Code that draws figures
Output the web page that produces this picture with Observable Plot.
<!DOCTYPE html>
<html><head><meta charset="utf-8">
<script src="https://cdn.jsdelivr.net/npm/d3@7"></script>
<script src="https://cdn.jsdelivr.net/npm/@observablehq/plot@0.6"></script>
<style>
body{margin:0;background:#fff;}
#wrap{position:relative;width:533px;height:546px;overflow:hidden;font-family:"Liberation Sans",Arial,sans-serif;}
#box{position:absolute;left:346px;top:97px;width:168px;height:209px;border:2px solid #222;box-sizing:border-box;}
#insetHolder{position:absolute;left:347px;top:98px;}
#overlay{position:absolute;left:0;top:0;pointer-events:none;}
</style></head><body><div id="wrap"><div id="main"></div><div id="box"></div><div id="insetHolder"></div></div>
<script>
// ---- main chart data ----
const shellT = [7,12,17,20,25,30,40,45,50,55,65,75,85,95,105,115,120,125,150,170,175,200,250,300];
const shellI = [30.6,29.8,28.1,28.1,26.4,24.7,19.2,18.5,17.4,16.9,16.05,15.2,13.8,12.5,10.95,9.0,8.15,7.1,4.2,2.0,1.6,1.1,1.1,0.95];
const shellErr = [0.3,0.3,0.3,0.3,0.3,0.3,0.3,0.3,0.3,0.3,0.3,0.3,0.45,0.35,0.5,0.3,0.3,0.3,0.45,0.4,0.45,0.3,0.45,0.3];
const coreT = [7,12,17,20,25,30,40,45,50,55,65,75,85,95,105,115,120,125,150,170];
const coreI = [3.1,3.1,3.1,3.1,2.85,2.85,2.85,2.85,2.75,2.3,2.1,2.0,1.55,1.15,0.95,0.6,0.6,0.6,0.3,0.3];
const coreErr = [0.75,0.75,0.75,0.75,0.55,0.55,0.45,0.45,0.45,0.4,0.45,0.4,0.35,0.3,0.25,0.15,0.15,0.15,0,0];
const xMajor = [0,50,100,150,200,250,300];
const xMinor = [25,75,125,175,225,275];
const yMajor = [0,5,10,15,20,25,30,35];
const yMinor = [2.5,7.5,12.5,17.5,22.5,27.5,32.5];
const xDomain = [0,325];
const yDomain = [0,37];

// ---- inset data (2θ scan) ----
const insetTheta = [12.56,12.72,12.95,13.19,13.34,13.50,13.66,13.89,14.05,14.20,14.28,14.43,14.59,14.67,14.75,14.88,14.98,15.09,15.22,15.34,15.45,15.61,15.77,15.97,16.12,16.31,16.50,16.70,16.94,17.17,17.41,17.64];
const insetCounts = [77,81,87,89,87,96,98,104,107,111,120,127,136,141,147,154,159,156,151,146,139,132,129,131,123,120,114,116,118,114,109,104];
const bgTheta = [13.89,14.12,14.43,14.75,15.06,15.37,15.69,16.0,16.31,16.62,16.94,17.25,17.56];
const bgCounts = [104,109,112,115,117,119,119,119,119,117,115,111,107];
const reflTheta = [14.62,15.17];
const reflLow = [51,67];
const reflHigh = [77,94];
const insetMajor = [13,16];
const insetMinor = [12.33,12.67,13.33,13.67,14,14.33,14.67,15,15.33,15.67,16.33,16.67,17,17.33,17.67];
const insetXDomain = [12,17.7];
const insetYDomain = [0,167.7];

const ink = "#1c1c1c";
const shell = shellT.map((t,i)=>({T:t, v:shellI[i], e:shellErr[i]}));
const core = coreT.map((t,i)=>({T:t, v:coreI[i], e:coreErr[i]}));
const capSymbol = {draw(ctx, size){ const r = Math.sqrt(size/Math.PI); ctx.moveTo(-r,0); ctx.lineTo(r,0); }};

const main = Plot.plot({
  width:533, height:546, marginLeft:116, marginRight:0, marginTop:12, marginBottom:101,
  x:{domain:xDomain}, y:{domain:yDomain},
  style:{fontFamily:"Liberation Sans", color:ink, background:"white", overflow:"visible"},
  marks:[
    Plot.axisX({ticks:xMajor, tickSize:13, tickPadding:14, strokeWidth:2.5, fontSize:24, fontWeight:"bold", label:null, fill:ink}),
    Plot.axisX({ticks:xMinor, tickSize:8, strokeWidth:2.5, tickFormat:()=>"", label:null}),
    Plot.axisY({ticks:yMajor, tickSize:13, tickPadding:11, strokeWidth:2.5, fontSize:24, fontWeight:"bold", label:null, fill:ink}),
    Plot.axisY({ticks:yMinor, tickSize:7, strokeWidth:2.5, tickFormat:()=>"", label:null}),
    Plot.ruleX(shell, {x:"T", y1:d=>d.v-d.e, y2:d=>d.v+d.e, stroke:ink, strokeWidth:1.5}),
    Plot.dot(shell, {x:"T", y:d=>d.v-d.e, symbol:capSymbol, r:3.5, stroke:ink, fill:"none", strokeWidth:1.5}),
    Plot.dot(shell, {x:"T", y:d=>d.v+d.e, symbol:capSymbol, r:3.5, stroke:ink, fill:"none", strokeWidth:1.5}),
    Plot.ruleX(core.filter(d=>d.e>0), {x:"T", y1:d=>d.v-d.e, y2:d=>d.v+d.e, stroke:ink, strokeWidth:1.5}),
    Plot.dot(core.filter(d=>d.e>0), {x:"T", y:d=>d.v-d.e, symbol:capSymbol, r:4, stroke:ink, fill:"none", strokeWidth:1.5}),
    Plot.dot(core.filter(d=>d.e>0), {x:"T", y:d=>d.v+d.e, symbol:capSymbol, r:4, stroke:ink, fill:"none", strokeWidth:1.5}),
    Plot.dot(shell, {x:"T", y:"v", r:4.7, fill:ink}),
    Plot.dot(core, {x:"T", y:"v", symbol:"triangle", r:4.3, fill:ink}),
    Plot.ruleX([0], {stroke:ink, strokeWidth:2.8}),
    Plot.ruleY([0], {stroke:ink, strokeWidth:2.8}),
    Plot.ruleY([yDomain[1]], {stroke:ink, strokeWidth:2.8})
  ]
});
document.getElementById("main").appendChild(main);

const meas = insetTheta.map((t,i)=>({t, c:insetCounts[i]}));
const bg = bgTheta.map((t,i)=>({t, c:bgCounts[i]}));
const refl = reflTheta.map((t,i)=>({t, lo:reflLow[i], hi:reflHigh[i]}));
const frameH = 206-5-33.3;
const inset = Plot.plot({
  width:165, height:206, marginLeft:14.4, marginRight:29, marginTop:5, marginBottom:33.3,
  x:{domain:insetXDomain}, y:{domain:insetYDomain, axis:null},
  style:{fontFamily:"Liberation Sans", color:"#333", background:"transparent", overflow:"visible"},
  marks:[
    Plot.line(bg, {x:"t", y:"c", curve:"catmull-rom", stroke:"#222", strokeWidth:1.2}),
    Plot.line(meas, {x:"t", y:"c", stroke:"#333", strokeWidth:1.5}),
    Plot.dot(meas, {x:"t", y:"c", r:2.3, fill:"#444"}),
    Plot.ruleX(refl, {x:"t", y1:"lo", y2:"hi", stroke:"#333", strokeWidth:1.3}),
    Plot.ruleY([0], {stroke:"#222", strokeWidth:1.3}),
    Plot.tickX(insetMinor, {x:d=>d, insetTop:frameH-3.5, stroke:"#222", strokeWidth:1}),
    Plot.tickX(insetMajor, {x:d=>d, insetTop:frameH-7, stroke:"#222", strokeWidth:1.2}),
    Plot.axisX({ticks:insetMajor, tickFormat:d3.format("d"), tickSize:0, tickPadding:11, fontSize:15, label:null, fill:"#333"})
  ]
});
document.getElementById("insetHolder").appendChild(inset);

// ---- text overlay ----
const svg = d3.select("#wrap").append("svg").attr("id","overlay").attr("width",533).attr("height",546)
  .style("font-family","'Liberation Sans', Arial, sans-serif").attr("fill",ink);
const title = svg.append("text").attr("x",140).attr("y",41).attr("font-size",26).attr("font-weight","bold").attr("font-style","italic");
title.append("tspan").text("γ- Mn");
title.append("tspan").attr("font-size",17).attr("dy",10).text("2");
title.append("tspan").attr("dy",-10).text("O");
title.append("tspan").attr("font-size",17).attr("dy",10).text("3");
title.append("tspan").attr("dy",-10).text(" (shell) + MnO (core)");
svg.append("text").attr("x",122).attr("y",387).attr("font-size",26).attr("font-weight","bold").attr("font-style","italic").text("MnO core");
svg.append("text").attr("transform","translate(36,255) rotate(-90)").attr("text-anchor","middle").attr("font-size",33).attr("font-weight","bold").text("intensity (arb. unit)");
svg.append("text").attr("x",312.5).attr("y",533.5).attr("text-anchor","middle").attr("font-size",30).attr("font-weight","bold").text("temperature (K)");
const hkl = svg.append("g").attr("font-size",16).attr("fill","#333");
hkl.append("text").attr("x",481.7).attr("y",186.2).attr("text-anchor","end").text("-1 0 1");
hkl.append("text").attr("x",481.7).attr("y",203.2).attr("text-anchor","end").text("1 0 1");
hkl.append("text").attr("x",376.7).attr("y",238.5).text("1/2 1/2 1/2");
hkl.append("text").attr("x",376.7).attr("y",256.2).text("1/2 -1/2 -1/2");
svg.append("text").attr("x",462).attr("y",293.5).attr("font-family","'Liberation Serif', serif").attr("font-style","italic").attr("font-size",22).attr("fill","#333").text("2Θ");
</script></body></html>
* * *
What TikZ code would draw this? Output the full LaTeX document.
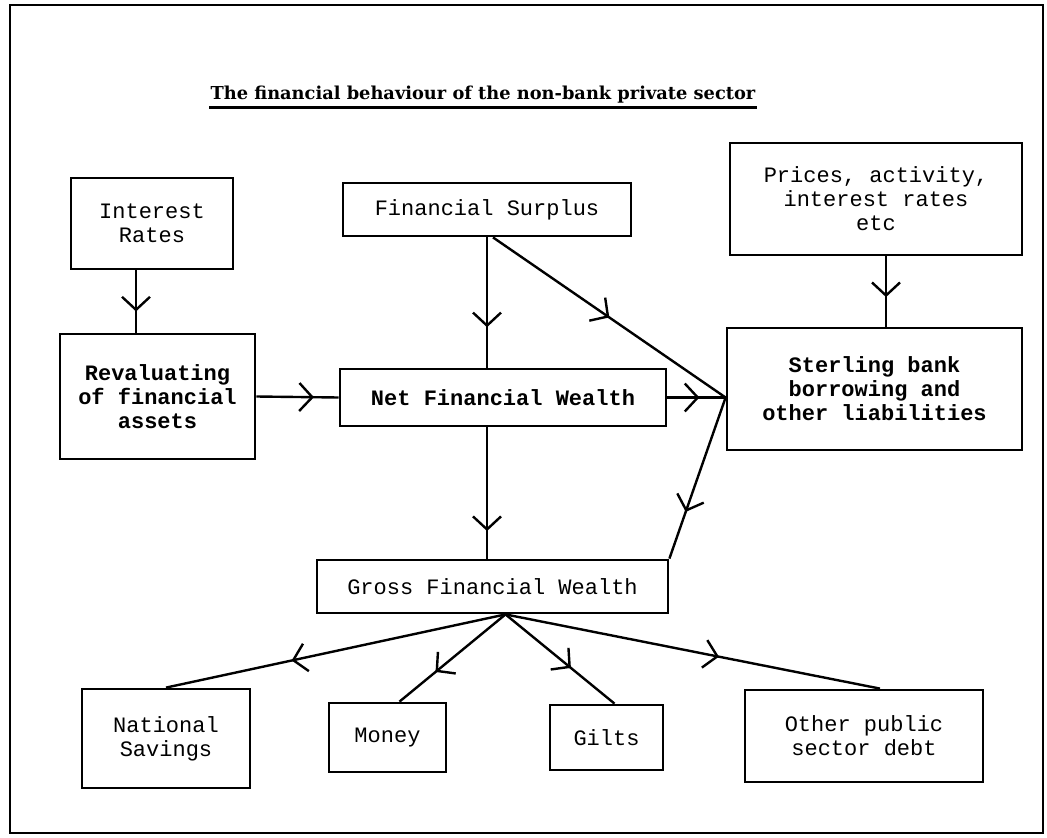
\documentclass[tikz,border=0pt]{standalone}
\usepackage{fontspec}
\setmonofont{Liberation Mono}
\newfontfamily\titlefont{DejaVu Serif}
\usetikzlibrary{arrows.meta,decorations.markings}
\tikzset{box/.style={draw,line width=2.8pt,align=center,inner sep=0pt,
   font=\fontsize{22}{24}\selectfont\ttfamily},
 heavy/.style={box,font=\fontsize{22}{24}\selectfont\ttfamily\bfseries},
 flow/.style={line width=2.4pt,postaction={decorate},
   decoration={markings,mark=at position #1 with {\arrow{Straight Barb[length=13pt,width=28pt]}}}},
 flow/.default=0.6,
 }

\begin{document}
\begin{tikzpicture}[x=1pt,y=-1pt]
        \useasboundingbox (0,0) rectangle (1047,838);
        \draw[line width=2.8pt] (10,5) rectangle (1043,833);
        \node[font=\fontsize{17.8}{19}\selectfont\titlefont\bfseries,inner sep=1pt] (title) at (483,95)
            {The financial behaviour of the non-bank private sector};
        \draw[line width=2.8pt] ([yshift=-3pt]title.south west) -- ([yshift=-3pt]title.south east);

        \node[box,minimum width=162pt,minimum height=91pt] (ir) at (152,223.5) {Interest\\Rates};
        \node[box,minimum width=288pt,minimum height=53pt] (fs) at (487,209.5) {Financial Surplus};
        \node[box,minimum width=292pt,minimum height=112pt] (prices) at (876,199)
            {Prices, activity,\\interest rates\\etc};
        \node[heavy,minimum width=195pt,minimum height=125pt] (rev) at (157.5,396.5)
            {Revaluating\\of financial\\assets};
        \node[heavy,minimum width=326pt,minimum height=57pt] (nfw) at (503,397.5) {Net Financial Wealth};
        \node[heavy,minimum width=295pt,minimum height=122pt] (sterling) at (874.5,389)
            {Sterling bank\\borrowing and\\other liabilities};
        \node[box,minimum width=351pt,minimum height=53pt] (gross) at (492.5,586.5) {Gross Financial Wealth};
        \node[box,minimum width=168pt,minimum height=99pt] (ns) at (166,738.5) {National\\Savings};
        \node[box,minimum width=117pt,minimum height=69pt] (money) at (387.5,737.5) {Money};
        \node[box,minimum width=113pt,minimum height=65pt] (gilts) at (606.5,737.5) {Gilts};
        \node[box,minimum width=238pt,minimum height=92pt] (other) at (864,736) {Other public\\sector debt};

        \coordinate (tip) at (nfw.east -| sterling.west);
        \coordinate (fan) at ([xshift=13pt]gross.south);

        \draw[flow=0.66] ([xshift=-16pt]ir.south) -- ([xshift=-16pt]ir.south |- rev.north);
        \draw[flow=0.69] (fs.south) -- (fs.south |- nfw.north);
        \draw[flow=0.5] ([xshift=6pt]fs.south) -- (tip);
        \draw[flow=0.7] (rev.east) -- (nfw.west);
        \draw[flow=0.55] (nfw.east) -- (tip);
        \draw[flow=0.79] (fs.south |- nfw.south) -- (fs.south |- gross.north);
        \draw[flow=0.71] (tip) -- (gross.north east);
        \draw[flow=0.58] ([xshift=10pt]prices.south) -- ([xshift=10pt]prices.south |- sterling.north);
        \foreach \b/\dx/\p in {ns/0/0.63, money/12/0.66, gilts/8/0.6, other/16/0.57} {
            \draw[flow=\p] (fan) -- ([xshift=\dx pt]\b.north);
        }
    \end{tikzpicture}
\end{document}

Required task
Pictures are excluded. Repeat exactly the lines from the one containing "What TikZ code" to the one containing "-- ([yshift=-3pt]title.south east);", inclusive.

Right answer
What TikZ code would draw this? Output the full LaTeX document.
\documentclass[tikz,border=0pt]{standalone}
\usepackage{fontspec}
\setmonofont{Liberation Mono}
\newfontfamily\titlefont{DejaVu Serif}
\usetikzlibrary{arrows.meta,decorations.markings}
\tikzset{box/.style={draw,line width=2.8pt,align=center,inner sep=0pt,
   font=\fontsize{22}{24}\selectfont\ttfamily},
 heavy/.style={box,font=\fontsize{22}{24}\selectfont\ttfamily\bfseries},
 flow/.style={line width=2.4pt,postaction={decorate},
   decoration={markings,mark=at position #1 with {\arrow{Straight Barb[length=13pt,width=28pt]}}}},
 flow/.default=0.6,
 }

\begin{document}
\begin{tikzpicture}[x=1pt,y=-1pt]
        \useasboundingbox (0,0) rectangle (1047,838);
        \draw[line width=2.8pt] (10,5) rectangle (1043,833);
        \node[font=\fontsize{17.8}{19}\selectfont\titlefont\bfseries,inner sep=1pt] (title) at (483,95)
            {The financial behaviour of the non-bank private sector};
        \draw[line width=2.8pt] ([yshift=-3pt]title.south west) -- ([yshift=-3pt]title.south east);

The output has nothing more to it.